Law & Order

Law & Order1990

Filmed on location in New York, the drama showcases the sometimes-complex process of determining guilt or innocence, while lives hang in the balance. Often inspired by the latest headlines, the plots highlight legal, ethical or personal dilemmas to … more »



Jack McCoy:
It's frustrating, as a prosecutor, when you're sure someone's a murderer but the only thing you can convict them of is tax evasion or assault. It's frustrating. But it's fundamental; you can't punish a crime that you can't prove. That's where the penal code meets the Declaration of Independence. What do you do as a cop, if you're sure there's a bad man on your beat but you don't have a made case against him? You don't frame him. You can't harass him. You make the case. You definitely don't shoot him. So, what should you do, as a citizen, if you're sure a monstrous predator has been released from prison because they couldn't hold him any more under the law? Write your own law? Run him down in the street? You make sure that the state enforces its rules. You get them for violating parole the day he moves in with Sheryl. You have the cops at the door. You make sure they watch him, and if they don't, if the system messes up, if he hurts someone, like Lowenstein could have hurt Sheryl's little girl, you sound the general alarm.
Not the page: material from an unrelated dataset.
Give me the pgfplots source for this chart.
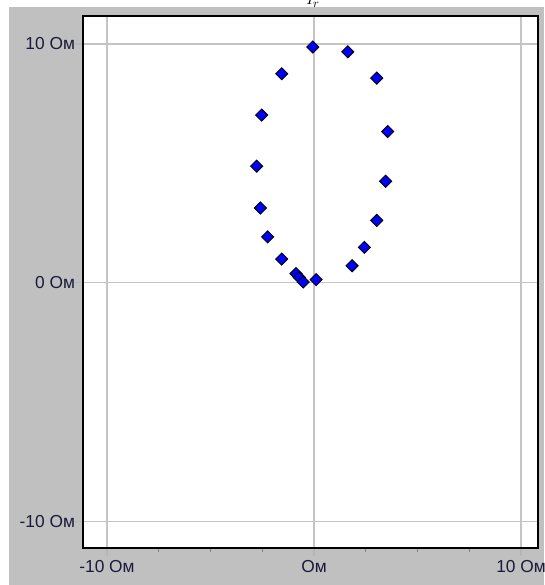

You call the police and the papers, you go on TV, you make a scandal. Not a plan to commit murder. Joyce Draper is talented and brilliant. She might be the smartest person in this room. She's a sympathetic defendant, and Jacob Lowenstein was a repulsive victim. It doesn't matter. Joyce Draper murdered Jacob Lowenstein deliberately, with malice of forethought. And there's no reasonable doubt about that whatsoever. She didn't even really try to explain his blood on her car, because she's betting on you to let her get away with it. Citizens, no matter what their role, if it's a doctor, or a police officer, or a prosecutor, or a juror, may not take the law into their own hands. Joyce Draper belongs in jail, long enough to make it plain that we as a society will not tolerate citizens choosing who lives and who dies. And it's up to you to put her there.